If I want a system where zooming out aggregates 2x2 tiles to a single tile, then I have to decide what happens if there's an odd number of tile rows on a zoom level: Should the number of tile rows on the coarser zoom level be half rounded down, or half rounded up? It seems natural to take the half rounded up, and then fill out the missing tile row with blank pixels. What are the tile row numbers on the coarser zoom level? Suppose we start with tiles on rows 2,3,4,5,6 - that's [2,6] as a closed interval or [2,7) as an open interval. On the next zoom level, the tiles are aggregated so that rows 2 and 3 end up on row 1, row 4 and 5 end up on row 2, and row 6 ends up on row 3. This means we have tiles on rows [1,3] or [1,4). In general, if you have tiles on rows [a,b], then the next zoom level will have tiles on rows [floor(a/2), floor(b/2)]. Expressed with half-open intervals instead, if you have tiles on rows [a,b), then the next zoom level will have tiles on rows [floor(a/2), floor((b+1)/2)). I don't like the +1 in the formula for half-open, so I'll take the closed interval formulation any day.

Steltek · on Nov 22, 2022

I wonder if a lot of Lua's 1-indexed pain would be avoided by encouraging for-each style loops. Unless you need a specific sub range within an array, for-each will get you pretty far.
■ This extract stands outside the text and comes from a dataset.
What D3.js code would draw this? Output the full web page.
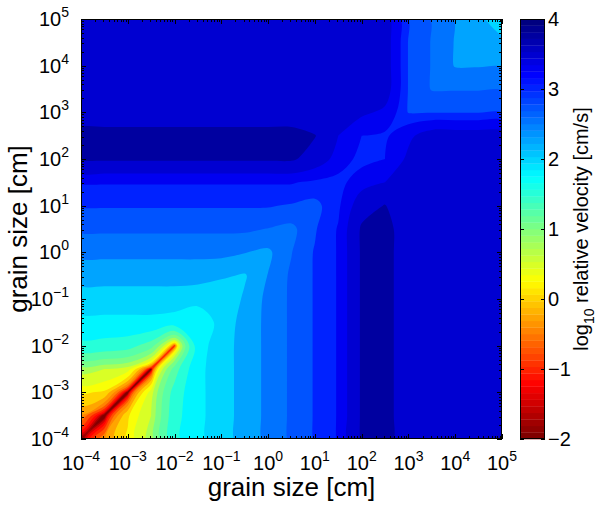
<!DOCTYPE html>
<html>
<head>
<meta charset="utf-8">
<script src="https://cdn.jsdelivr.net/npm/d3@7"></script>
<style>
  body { margin: 0; background: #fff; }
  svg { display: block; font-family: "Liberation Sans", Arial, Helvetica, sans-serif; }
</style>
</head>
<body>
<svg id="chart" width="600" height="506"></svg>
<script>
// grain sizes of the grid, log10 of cm, half a decade apart
const sizeExp = [-4, -3.5, -3, -2.5, -2, -1.5, -1, -0.5, 0, 0.5, 1, 1.5, 2, 2.5, 3, 3.5, 4, 4.5, 5];
const sizeTicks = [-4, -3, -2, -1, 0, 1, 2, 3, 4, 5];
const colorTicks = [-2, -1, 0, 1, 2, 3, 4];
// filled contour levels, log10 relative velocity
const levels = [-2, -1.75, -1.5, -1.25, -1, -0.75, -0.5, -0.25, 0, 0.25, 0.5, 0.75,
                1, 1.25, 1.5, 1.75, 2, 2.25, 2.5, 2.75, 3, 3.25, 3.5, 3.75];

// log10 relative velocity [cm/s].
// symmetric in the two sizes, so row b only holds partners 0..b
const velLower = [
  [-2.3],
  [-0.3, -2.3],
  [0.3, 0.2, -2.3],
  [0.85, 0.75, 0.6, -2.3],
  [1.68, 1.65, 1.6, 1.35, -1.0],
  [1.93, 1.93, 1.93, 1.93, 1.88, 1.8],
  [2.13, 2.13, 2.13, 2.13, 2.13, 2.08, 2.0],
  [2.34, 2.34, 2.34, 2.34, 2.34, 2.34, 2.29, 2.22],
  [2.56, 2.56, 2.56, 2.56, 2.56, 2.56, 2.56, 2.51, 2.44],
  [2.79, 2.79, 2.79, 2.79, 2.79, 2.79, 2.79, 2.79, 2.74, 2.67],
  [3.02, 3.02, 3.02, 3.02, 3.02, 3.02, 3.02, 3.02, 3.02, 2.97, 2.9],
  [3.27, 3.27, 3.27, 3.27, 3.27, 3.27, 3.27, 3.27, 3.27, 3.27, 3.2, 3.15],
  [3.78, 3.78, 3.78, 3.78, 3.78, 3.78, 3.78, 3.78, 3.78, 3.78, 3.65, 3.4, 3.15],
  [3.85, 3.85, 3.85, 3.85, 3.85, 3.85, 3.85, 3.85, 3.85, 3.85, 3.76, 3.5, 3.25, 3.2],
  [3.55, 3.55, 3.55, 3.55, 3.55, 3.55, 3.55, 3.55, 3.55, 3.55, 3.55, 3.55, 3.55, 3.45, 2.98],
  [3.58, 3.58, 3.58, 3.58, 3.58, 3.58, 3.58, 3.58, 3.58, 3.58, 3.58, 3.58, 3.58, 3.62, 2.98, 2.73],
  [3.58, 3.58, 3.58, 3.58, 3.58, 3.58, 3.58, 3.58, 3.58, 3.58, 3.58, 3.58, 3.58, 3.62, 2.98, 2.73, 2.48],
  [3.58, 3.58, 3.58, 3.58, 3.58, 3.58, 3.58, 3.58, 3.58, 3.58, 3.58, 3.58, 3.58, 3.62, 2.98, 2.73, 2.48, 2.3],
  [3.58, 3.58, 3.58, 3.58, 3.58, 3.58, 3.58, 3.58, 3.58, 3.58, 3.58, 3.58, 3.58, 3.62, 2.98, 2.73, 2.48, 2.3, 2.1]
];

// contour on sqrt(velocity) so the dip along the diagonal stays narrow
const warp = v => Math.pow(10, v / 2);

const n = sizeExp.length;
const grid = new Array(n * n);
for (let j = 0; j < n; j++) {
  for (let i = 0; i < n; i++) {
    grid[j * n + i] = warp(i >= j ? velLower[i][j] : velLower[j][i]);
  }
}

const plot = { left: 81, right: 502, top: 19, bottom: 439 };
const bar = { left: 520, right: 545 };

const x = d3.scaleLog().domain([1e-4, 1e5]).range([plot.left, plot.right]);
const y = d3.scaleLog().domain([1e-4, 1e5]).range([plot.bottom, plot.top]);
const cy = d3.scaleLinear().domain([-2, 4]).range([plot.bottom, plot.top]);

// matlab jet(64), flipped so -2 is dark red and 4 dark blue
const jet = d3.scaleLinear()
  .domain([0, 0.125, 0.375, 0.625, 0.875, 1])
  .range(["#000080", "#0000ff", "#00ffff", "#ffff00", "#ff0000", "#800000"])
  .interpolate(d3.interpolateRgb);
const cmap = d3.range(64).map(k => jet(1 - k / 63));
const color = v => cmap[Math.max(0, Math.min(63, Math.floor((v + 2) / 6 * 64 + 1e-9)))];

// contour geometry is in grid units, value i sits at i + 0.5
const step = sizeExp[1] - sizeExp[0];
const gx = c => x(Math.pow(10, sizeExp[0] + (c - 0.5) * step));
const gy = c => y(Math.pow(10, sizeExp[0] + (c - 0.5) * step));

// smooth the marching-squares rings a bit so the bands look like contourf
const ringLine = d3.line().curve(d3.curveCatmullRomClosed.alpha(0.5));
const contourPath = geom => geom.coordinates.map(poly =>
  poly.map(ring => ringLine(ring.slice(0, -1).map(p => [gx(p[0]), gy(p[1])]))).join("")
).join("");

const svg = d3.select("#chart");

svg.append("clipPath").attr("id", "clip")
  .append("rect")
  .attr("x", plot.left).attr("y", plot.top)
  .attr("width", plot.right - plot.left).attr("height", plot.bottom - plot.top);

const field = svg.append("g").attr("clip-path", "url(#clip)");
field.append("rect")
  .attr("x", plot.left).attr("y", plot.top)
  .attr("width", plot.right - plot.left).attr("height", plot.bottom - plot.top)
  .attr("fill", cmap[0]);

const contours = d3.contours().size([n, n]).thresholds(levels.map(warp))(grid);
field.selectAll("path")
  .data(contours)
  .join("path")
  .attr("d", contourPath)
  .attr("fill", (d, k) => color(levels[k]));

// axes box with inward ticks on all four sides
const axes = svg.append("g").attr("stroke", "#000").attr("fill", "none");
axes.append("rect")
  .attr("x", plot.left + 0.5).attr("y", plot.top + 0.5)
  .attr("width", plot.right - plot.left - 1).attr("height", plot.bottom - plot.top - 1)
  .attr("stroke-width", 1);

const major = sizeTicks.map(e => Math.pow(10, e));
const minor = [];
sizeTicks.slice(0, -1).forEach(e => {
  for (let k = 2; k <= 9; k++) minor.push(k * Math.pow(10, e));
});
const tickList = major.map(v => ({ v, len: 5 })).concat(minor.map(v => ({ v, len: 3 })));

tickList.forEach(t => {
  const px = Math.round(x(t.v)) + 0.5;
  const py = Math.round(y(t.v)) + 0.5;
  axes.append("line").attr("x1", px).attr("x2", px).attr("y1", plot.bottom).attr("y2", plot.bottom - t.len);
  axes.append("line").attr("x1", px).attr("x2", px).attr("y1", plot.top).attr("y2", plot.top + t.len);
  axes.append("line").attr("y1", py).attr("y2", py).attr("x1", plot.left).attr("x2", plot.left + t.len);
  axes.append("line").attr("y1", py).attr("y2", py).attr("x1", plot.right).attr("x2", plot.right - t.len);
});

const expText = e => (e < 0 ? "\u2212" + (-e) : String(e));

svg.append("g")
  .selectAll("text")
  .data(sizeTicks)
  .join("text")
  .attr("x", e => x(Math.pow(10, e)))
  .attr("y", plot.bottom + 31)
  .attr("text-anchor", "middle")
  .attr("font-size", 20)
  .text("10")
  .append("tspan")
  .attr("dy", -9)
  .attr("font-size", 14)
  .text(e => expText(e));

svg.append("g")
  .selectAll("text")
  .data(sizeTicks)
  .join("text")
  .attr("x", plot.left - 12)
  .attr("y", e => y(Math.pow(10, e)) + 7)
  .attr("text-anchor", "end")
  .attr("font-size", 20)
  .text("10")
  .append("tspan")
  .attr("dy", -9)
  .attr("font-size", 14)
  .text(e => expText(e));

svg.append("text")
  .attr("x", (plot.left + plot.right) / 2)
  .attr("y", 496)
  .attr("text-anchor", "middle")
  .attr("font-size", 26)
  .text("grain size [cm]");

svg.append("text")
  .attr("transform", `translate(27,${(plot.top + plot.bottom) / 2}) rotate(-90)`)
  .attr("text-anchor", "middle")
  .attr("font-size", 26)
  .text("grain size [cm]");

// colorbar
const barG = svg.append("g");
barG.selectAll("rect")
  .data(cmap)
  .join("rect")
  .attr("x", bar.left)
  .attr("width", bar.right - bar.left)
  .attr("y", (c, k) => cy(-2 + (k + 1) * 6 / 64))
  .attr("height", (c, k) => cy(-2 + k * 6 / 64) - cy(-2 + (k + 1) * 6 / 64) + 0.3)
  .attr("fill", c => c);

barG.append("rect")
  .attr("x", bar.left + 0.5).attr("y", plot.top + 0.5)
  .attr("width", bar.right - bar.left - 1).attr("height", plot.bottom - plot.top - 1)
  .attr("fill", "none").attr("stroke", "#000");

colorTicks.forEach(v => {
  const py = Math.round(cy(v)) + 0.5;
  barG.append("line").attr("x1", bar.left).attr("x2", bar.left + 4).attr("y1", py).attr("y2", py).attr("stroke", "#000");
  barG.append("line").attr("x1", bar.right).attr("x2", bar.right - 4).attr("y1", py).attr("y2", py).attr("stroke", "#000");
});

barG.selectAll("text")
  .data(colorTicks)
  .join("text")
  .attr("x", bar.right + 3)
  .attr("y", v => cy(v) + 7)
  .attr("font-size", 20)
  .text(v => (v < 0 ? "\u2212" + (-v) : String(v)));

const cLabel = svg.append("text")
  .attr("transform", `translate(588,${(plot.top + plot.bottom) / 2}) rotate(-90)`)
  .attr("text-anchor", "middle")
  .attr("font-size", 20);
cLabel.append("tspan").text("log");
cLabel.append("tspan").attr("dy", 6).attr("font-size", 14).text("10");
cLabel.append("tspan").attr("dy", -6).text(" relative velocity [cm/s]");
</script>
</body>
</html>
carpenecopinum · on Nov 22, 2022

That's a big thing with Julia actually. A lot of people first getting into it criticise it for its use of 1-based indexing (I'm not the biggest fan of it either tbh), but in reality, there are very few cases in which you actually directly interact with array indices at all. And even if you do, the idiomatic way to iterate over the indices of an array is to use the `indices`-function, which has the benefit of working with multidimensional arrays, or arrays that start with an index other than 1.

notpeter · on Nov 22, 2022

Yeah, but it's hard to argue with the fact that pairs/ipairs in loops are 25% to 2.5x slower than using `for i = 1,#tbl do v = tbl[i] end`. Performance isn't everything, but it's not nothing either.

https://springrts.com/wiki/Lua_Performance#TEST_9:_for-loops

NaturalPhallacy · on Nov 22, 2022

>+1/-1 shenanigans

"There are two hard problems in programming, cache invalidation, naming things, and off by one errors."